#### Brief:
Copy from the first line below down to and including the line with "(0,0) rectangle (493,475);". Skip the pictures.

A run of records
* * *
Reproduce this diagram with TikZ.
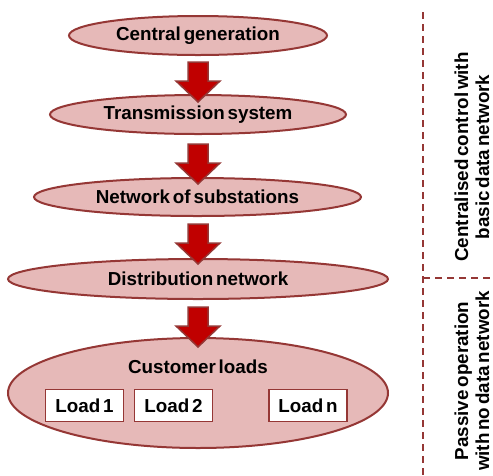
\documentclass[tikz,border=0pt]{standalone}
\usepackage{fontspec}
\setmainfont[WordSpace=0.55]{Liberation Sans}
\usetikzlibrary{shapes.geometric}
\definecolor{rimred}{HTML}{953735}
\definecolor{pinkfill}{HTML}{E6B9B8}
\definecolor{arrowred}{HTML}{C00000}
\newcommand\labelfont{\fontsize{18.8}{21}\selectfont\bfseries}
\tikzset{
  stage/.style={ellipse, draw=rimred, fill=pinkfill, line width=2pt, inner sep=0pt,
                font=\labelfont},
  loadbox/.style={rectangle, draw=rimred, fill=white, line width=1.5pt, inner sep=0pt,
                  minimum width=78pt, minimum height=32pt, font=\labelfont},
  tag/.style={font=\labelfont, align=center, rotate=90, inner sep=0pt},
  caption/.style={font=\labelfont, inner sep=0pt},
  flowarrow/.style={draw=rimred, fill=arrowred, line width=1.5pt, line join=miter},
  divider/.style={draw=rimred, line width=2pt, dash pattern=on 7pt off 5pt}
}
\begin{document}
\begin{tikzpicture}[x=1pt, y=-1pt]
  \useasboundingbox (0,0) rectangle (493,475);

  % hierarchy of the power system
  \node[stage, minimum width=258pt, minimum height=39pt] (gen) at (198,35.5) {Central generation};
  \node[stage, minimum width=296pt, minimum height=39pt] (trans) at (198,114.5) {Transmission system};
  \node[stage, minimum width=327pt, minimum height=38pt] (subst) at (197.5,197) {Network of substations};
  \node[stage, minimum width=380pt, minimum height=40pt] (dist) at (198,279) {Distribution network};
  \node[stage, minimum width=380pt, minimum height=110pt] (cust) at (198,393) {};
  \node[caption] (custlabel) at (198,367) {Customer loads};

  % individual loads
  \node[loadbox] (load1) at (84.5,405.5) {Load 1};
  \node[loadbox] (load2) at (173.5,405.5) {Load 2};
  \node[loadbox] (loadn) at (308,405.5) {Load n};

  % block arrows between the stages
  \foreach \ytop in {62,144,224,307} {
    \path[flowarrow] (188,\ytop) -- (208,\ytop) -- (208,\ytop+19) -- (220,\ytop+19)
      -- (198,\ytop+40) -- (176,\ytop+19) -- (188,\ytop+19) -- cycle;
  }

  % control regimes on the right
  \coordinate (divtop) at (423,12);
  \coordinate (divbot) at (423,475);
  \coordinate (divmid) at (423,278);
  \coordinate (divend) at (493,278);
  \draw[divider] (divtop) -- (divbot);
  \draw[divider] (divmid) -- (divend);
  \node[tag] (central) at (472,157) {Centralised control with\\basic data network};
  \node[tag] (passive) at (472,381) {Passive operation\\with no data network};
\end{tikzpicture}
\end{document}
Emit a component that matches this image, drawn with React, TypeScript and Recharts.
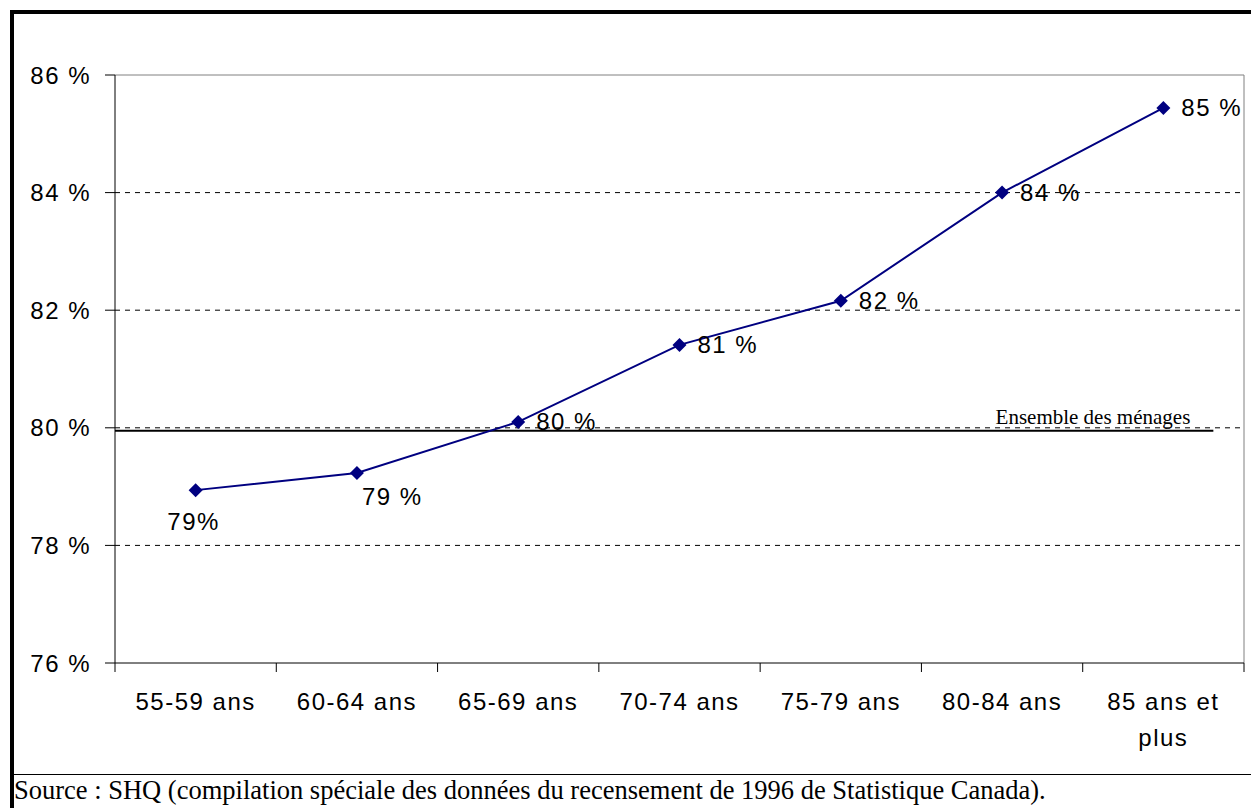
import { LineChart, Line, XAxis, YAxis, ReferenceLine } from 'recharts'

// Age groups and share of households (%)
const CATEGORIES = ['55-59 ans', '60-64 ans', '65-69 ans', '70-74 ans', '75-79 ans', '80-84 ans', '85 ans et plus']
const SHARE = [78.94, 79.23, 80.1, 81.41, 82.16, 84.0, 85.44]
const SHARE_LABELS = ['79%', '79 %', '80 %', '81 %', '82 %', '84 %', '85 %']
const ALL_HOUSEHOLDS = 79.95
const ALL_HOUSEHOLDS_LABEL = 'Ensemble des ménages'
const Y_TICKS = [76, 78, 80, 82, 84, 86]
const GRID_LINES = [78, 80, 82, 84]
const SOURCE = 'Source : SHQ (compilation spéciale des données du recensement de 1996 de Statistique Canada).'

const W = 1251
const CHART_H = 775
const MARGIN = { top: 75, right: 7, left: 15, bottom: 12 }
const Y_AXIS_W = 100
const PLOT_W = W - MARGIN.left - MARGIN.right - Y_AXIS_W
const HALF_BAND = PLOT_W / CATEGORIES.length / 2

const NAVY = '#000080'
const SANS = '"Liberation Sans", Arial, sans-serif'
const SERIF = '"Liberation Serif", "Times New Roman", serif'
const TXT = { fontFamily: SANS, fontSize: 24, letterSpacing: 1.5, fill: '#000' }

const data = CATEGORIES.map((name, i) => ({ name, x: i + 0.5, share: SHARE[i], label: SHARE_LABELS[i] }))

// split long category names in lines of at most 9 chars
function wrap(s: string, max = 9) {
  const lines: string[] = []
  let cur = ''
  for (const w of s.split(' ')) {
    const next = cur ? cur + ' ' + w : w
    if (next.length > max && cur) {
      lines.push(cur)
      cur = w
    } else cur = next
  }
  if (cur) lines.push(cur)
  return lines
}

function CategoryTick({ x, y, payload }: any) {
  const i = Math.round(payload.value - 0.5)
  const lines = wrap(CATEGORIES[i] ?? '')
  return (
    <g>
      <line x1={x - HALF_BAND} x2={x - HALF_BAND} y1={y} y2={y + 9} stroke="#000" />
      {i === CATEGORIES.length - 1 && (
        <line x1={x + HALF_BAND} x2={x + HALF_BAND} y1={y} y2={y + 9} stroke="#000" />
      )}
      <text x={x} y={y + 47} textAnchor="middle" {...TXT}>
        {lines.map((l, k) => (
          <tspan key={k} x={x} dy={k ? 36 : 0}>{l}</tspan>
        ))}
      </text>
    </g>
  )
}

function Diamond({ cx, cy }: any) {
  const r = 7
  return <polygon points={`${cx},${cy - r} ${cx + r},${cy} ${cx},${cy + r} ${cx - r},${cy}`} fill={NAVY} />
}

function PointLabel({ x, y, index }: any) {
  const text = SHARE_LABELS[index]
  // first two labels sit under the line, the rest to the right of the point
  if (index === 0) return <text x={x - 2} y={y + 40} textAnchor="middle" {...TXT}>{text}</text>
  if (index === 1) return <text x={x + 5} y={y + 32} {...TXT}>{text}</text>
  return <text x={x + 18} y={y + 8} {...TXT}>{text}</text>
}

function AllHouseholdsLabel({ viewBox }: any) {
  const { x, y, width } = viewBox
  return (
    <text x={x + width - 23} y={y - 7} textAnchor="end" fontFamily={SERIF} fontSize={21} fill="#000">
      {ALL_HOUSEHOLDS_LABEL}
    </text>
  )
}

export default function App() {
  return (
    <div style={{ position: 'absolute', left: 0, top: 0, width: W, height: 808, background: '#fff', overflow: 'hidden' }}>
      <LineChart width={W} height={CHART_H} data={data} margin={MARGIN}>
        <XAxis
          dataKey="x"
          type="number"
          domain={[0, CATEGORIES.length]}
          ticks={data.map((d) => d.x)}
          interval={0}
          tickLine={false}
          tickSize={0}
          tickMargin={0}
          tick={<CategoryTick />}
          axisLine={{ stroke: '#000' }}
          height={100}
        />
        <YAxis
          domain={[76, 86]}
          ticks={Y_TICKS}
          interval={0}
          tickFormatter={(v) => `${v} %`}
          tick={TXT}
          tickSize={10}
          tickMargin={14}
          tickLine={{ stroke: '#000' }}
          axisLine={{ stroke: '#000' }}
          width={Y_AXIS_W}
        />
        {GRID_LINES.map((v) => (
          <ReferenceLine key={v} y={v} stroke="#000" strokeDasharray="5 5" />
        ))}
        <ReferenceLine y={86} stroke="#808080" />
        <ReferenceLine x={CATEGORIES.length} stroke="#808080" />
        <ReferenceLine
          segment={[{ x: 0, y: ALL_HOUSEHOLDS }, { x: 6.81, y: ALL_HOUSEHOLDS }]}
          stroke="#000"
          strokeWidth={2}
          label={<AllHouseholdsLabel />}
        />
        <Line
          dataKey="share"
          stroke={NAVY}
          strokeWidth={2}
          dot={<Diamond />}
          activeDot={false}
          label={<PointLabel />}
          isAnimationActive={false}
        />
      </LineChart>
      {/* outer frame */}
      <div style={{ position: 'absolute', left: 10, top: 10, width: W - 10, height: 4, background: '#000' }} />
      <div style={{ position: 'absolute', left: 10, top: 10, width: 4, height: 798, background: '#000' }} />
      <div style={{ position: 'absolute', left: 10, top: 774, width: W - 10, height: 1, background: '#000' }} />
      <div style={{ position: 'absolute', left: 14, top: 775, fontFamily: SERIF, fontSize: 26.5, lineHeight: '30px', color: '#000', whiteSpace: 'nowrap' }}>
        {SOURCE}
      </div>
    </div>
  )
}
* * *
#### Correct response:
Reproduce this diagram with TikZ.
\documentclass[tikz,border=0pt]{standalone}
\usepackage{fontspec}
\setmainfont[WordSpace=0.55]{Liberation Sans}
\usetikzlibrary{shapes.geometric}
\definecolor{rimred}{HTML}{953735}
\definecolor{pinkfill}{HTML}{E6B9B8}
\definecolor{arrowred}{HTML}{C00000}
\newcommand\labelfont{\fontsize{18.8}{21}\selectfont\bfseries}
\tikzset{
  stage/.style={ellipse, draw=rimred, fill=pinkfill, line width=2pt, inner sep=0pt,
                font=\labelfont},
  loadbox/.style={rectangle, draw=rimred, fill=white, line width=1.5pt, inner sep=0pt,
                  minimum width=78pt, minimum height=32pt, font=\labelfont},
  tag/.style={font=\labelfont, align=center, rotate=90, inner sep=0pt},
  caption/.style={font=\labelfont, inner sep=0pt},
  flowarrow/.style={draw=rimred, fill=arrowred, line width=1.5pt, line join=miter},
  divider/.style={draw=rimred, line width=2pt, dash pattern=on 7pt off 5pt}
}
\begin{document}
\begin{tikzpicture}[x=1pt, y=-1pt]
  \useasboundingbox (0,0) rectangle (493,475);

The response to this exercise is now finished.